Pareciera que a Tomás no le convenció la tumba vacía. No le impresionaron los testimonios de los dos discípulos de Emaús. Él quiere ver. Se encierra en su incredulidad. Y cuando todos le aseguran que ellos han visto, quiere ir más allá: no sólo tocar, sino sondear la identidad del crucificado metiendo sus dedos, sus manos en las mismas llagas. No sólo quería pruebas, sino que las exigía a la medida de su capricho. Jesús va a presentarse, con admirable condescendencia, a todas las absurdas exigencias del discípulo. Pero dejará pasar ocho días como para dar un plazo a esa incredulidad. Esta vez los apóstoles se han reunido para rorar en común. Tomás se siente incómodo en medio de la fe de todos, pero el paso de los días parece haber robustecido su incredulidad. Mas no por ello piensa en separarse de sus hermanos.
Hay una fe, más honda que sus dudas, que sigue uniéndole a ellos. Ésta fue su salvación: seguir con los suyos a pesar de la oscuridad. Y Jesús ahora se aparece sólo para él. Están todos, pero el Maestro se dirige directamente a Tomás: Ven, Tomás, “trae tu dedo y mételo en las llagas”. Ahora queda completamente desconcertado. En realidad, nunca había podido imaginarse que su deseo pudiera ser escuchado. Su desafío no había sido más que un pedir cosas imposibles, un modo de encerrarse en su duda. Eso creía Él, al menos. Porque cuando vio a Jesús, cuando oyó su voz dulce, Tomás se dio cuenta de que, allá en el fondo, siempre había creído en la resurrección, que la deseaba con todo el corazón. Se dio cuenta de que se negaba a ella por miedo a ser engañado en algo que deseaba tanto; que se había estado muriendo de deseo y de miedo de creer al mismo tiempo. Jesús le trajo a Tomás la sencillez alegre de creer sin sueños y sin miedos. En el fondo Tomás se dio cuenta de que si se negaba a creer era por la rabia de no haber estado allá cuando Jesús vino. ¿Los demás iban a verle y él tendría que creer sólo por la palabra de los otros? Con su negativa estaba provocando a Jesús a aparecerse de nuevo. También él necesitaba mimos, cariño, ternura. No era, en el fondo otra cosa, que un niño caprichoso. Sentía ahora una infinita vergüenza de sus palabras de ocho días antes. Si tocó no lo hizo ya por necesidad de pruebas, sino como una penitencia por su dureza. Deslumbrado, aplastado, cayó de rodillas y dijo: “Señor mío y Dios mío”.
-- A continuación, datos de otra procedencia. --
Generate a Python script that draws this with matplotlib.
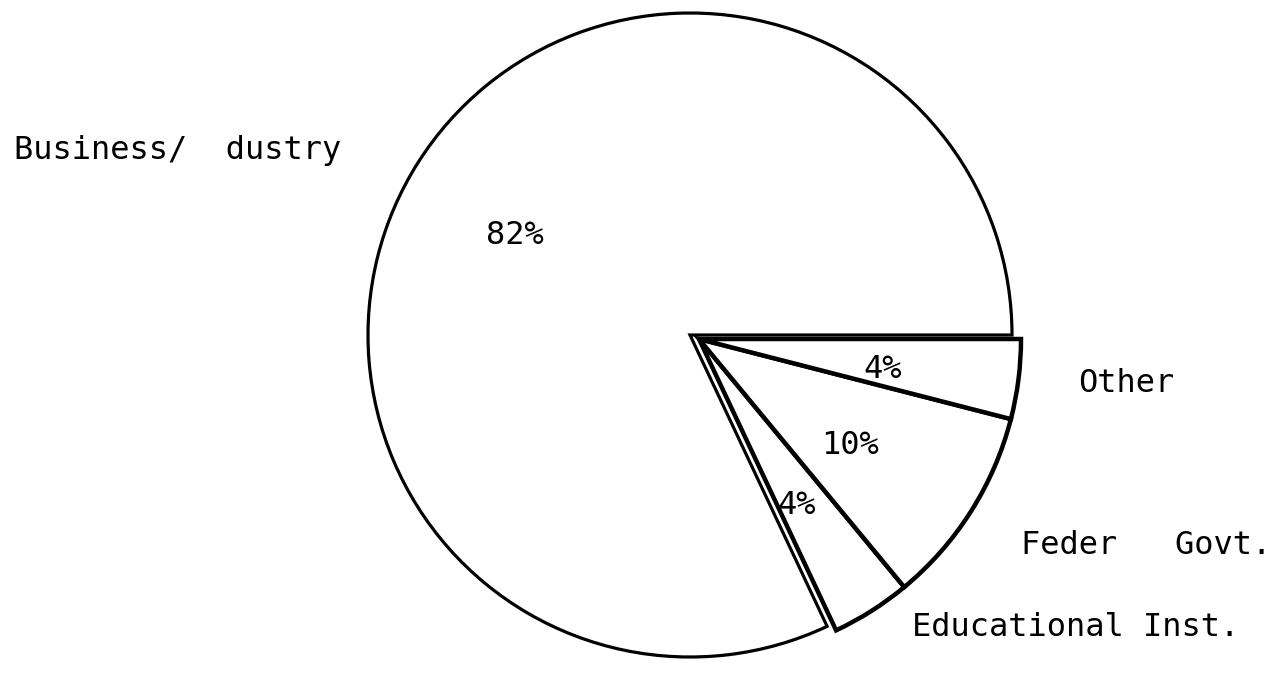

Así la humillación le llevaba a una de las más bellas oraciones de todo el Evangelio. Ahora iba en su fe hasta donde nunca había llegado ningún apóstol. Nadie le había dicho antes a Jesús: Dios mío. De aquel pobre Tomás, Jesús ha sacado este acto de fe tan hermoso que conocemos. Jesús lo ha amado tanto, lo ha amado con tanto esmero, que, de esta falta, de esta amargura, de esta humillación ha hecho un recuerdo maravilloso. Dios sabe perdonar así los pecados. Dios es el único que sabe hacer de nuestras faltas, unas faltas benditas, unas faltas que no nos recordarán más que la maravillosa ternura que se ha revelado con ocasión de las mismas. A la exclamación de Tomás responderá Jesús con una frase misteriosa: “Tomás, porque has visto, has creído. Dichosos los que crean sin haber visto”. Antes que Jesús lo dijese, Tomás ya estaba seguro de ello. Había conocido y había envidiado la alegría que encontró en los rostros de sus compañeros. Ahora se daba cuenta de que aquello que él había despreciado como una ingenuidad, aquello que él había juzgado irónicamente un sueño, era una verdadera alegría, con raíces bien hondas en la fe.
Su orgullo de antes se había trocado en vergüenza. Y con vergüenza adelantó su mano. Estaba iniciando una peregrinación hacia la humildad. No necesitaba ya asegurarse de nada. Su mano en el costado no buscaba ya pruebas, certezas; no trataba de asegurarse. Aquella necesidad de seguridad se le había vuelto absurda. Incluso había comenzado a descubrir que las certezas de la razón eran infinitamente más débiles que las adivinaciones de la fe. Comprendía que el ver y el tocar no aclara realmente nada y de que era mucho más sólido su amor que sus manos. Que el Señor resucitado nos regale a todos nosotros esa fe y ese amor pascuales.